_STATED EXERCISE_: Extract the lines from the start through the line that holds "2.536, 2.531, 2.517]", both included, omitting all images.

★ ★ ★

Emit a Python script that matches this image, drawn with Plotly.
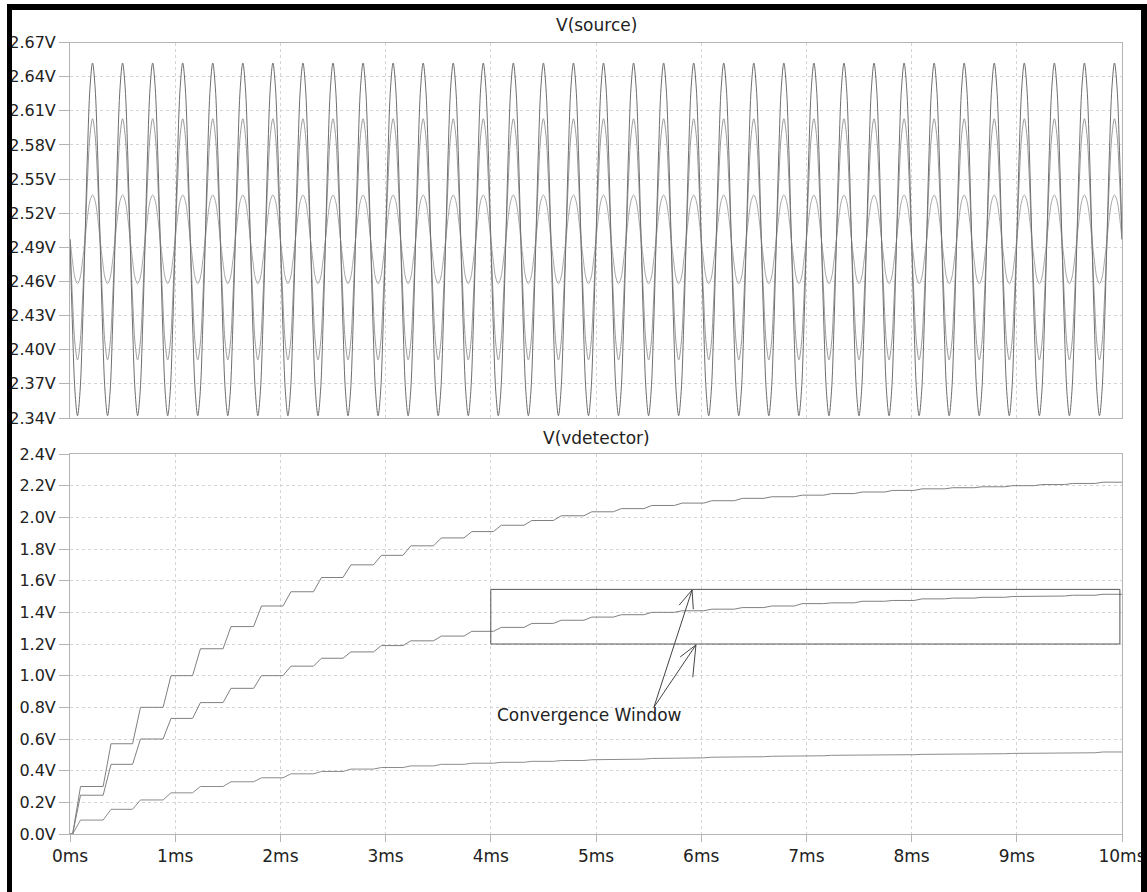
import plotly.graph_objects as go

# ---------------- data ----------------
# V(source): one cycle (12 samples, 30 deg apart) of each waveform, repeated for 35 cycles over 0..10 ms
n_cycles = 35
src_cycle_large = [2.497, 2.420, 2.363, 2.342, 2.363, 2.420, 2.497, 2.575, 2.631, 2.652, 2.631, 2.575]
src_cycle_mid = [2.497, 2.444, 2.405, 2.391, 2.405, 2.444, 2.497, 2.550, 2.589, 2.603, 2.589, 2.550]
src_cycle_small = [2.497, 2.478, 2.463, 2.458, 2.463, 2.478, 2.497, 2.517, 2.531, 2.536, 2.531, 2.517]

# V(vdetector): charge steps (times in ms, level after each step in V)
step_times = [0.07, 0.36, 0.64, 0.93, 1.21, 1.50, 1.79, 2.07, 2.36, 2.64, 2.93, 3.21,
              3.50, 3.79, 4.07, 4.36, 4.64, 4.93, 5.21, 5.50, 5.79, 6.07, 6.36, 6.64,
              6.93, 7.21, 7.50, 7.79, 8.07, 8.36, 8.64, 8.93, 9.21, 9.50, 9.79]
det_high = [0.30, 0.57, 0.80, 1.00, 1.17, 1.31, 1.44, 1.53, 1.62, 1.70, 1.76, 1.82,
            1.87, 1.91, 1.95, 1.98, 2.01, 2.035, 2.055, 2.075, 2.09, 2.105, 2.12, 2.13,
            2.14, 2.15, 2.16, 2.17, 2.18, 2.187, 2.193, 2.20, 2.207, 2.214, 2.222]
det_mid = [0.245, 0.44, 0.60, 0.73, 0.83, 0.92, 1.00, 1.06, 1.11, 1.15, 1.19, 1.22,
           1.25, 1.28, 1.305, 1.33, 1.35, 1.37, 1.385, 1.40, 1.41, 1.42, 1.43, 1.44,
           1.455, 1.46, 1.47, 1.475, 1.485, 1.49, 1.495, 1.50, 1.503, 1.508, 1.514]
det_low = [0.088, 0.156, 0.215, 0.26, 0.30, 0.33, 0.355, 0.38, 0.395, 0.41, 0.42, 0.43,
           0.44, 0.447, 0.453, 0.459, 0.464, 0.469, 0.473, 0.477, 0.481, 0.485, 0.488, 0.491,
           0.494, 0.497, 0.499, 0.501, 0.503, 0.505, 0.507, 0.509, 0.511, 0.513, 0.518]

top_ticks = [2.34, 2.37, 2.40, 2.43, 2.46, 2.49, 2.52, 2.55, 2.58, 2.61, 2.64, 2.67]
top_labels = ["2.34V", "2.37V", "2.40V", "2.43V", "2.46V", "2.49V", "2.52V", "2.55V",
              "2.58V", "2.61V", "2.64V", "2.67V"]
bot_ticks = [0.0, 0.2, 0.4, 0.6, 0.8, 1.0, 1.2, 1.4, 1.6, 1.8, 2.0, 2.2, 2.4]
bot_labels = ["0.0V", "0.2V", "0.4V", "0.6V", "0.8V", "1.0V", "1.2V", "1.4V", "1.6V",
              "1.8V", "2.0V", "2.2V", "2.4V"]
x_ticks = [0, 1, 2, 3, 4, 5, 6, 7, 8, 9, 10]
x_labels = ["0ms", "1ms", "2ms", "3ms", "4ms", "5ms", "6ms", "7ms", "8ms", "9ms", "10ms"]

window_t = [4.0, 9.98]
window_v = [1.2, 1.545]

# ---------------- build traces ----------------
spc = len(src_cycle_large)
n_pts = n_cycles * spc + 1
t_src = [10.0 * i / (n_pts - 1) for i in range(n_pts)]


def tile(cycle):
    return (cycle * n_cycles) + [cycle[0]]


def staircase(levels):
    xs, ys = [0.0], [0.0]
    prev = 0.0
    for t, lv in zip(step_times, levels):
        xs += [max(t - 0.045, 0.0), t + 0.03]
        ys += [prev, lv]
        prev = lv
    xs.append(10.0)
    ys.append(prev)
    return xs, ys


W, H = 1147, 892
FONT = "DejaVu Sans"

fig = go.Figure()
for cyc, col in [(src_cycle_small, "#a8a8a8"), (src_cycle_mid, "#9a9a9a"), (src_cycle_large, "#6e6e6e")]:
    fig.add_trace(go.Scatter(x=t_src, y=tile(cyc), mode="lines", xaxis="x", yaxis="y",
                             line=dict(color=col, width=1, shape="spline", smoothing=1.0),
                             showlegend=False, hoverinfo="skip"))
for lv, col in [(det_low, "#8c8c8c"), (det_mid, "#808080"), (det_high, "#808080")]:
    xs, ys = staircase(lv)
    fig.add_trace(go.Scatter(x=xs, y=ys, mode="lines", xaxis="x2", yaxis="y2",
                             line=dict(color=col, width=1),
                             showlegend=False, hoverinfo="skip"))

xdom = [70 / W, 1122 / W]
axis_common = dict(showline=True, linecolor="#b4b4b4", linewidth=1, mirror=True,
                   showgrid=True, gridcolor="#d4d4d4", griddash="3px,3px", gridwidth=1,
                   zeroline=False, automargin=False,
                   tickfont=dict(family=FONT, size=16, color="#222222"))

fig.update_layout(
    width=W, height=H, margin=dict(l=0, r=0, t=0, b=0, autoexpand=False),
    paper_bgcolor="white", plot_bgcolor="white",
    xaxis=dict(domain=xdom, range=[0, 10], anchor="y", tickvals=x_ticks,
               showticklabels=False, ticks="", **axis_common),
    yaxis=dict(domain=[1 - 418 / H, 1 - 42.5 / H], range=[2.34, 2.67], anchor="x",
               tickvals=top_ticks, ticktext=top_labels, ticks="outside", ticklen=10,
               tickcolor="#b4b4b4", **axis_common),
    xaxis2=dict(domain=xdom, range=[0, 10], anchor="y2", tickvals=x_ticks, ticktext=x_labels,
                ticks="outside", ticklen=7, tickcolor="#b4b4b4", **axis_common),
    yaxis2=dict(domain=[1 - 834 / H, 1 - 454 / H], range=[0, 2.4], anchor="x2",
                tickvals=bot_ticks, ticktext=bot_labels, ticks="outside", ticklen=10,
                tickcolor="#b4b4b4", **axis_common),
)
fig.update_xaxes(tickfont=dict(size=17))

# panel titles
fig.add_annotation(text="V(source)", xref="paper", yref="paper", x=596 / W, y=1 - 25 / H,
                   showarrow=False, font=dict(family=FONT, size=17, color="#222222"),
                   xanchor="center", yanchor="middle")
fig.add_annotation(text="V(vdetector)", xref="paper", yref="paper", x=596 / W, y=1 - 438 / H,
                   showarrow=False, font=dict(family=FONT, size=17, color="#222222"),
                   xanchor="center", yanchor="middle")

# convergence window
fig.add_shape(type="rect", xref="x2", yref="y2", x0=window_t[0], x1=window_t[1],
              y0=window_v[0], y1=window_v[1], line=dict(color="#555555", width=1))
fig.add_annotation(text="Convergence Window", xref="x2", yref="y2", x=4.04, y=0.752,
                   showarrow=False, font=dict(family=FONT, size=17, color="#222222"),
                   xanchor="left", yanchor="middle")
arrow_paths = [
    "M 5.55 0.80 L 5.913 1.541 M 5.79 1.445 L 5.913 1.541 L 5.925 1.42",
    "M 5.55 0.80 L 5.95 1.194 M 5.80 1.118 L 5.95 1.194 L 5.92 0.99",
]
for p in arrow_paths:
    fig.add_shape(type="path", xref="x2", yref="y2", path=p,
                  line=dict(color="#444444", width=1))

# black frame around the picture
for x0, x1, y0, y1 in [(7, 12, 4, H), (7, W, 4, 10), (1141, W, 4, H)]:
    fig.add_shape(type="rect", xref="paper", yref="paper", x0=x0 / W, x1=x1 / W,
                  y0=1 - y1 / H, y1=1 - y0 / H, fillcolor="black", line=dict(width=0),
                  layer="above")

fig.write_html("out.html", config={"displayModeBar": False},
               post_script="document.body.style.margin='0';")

★ ★ ★

_WRITTEN SOLUTION_:
Emit a Python script that matches this image, drawn with Plotly.
import plotly.graph_objects as go

# ---------------- data ----------------
# V(source): one cycle (12 samples, 30 deg apart) of each waveform, repeated for 35 cycles over 0..10 ms
n_cycles = 35
src_cycle_large = [2.497, 2.420, 2.363, 2.342, 2.363, 2.420, 2.497, 2.575, 2.631, 2.652, 2.631, 2.575]
src_cycle_mid = [2.497, 2.444, 2.405, 2.391, 2.405, 2.444, 2.497, 2.550, 2.589, 2.603, 2.589, 2.550]
src_cycle_small = [2.497, 2.478, 2.463, 2.458, 2.463, 2.478, 2.497, 2.517, 2.531, 2.536, 2.531, 2.517]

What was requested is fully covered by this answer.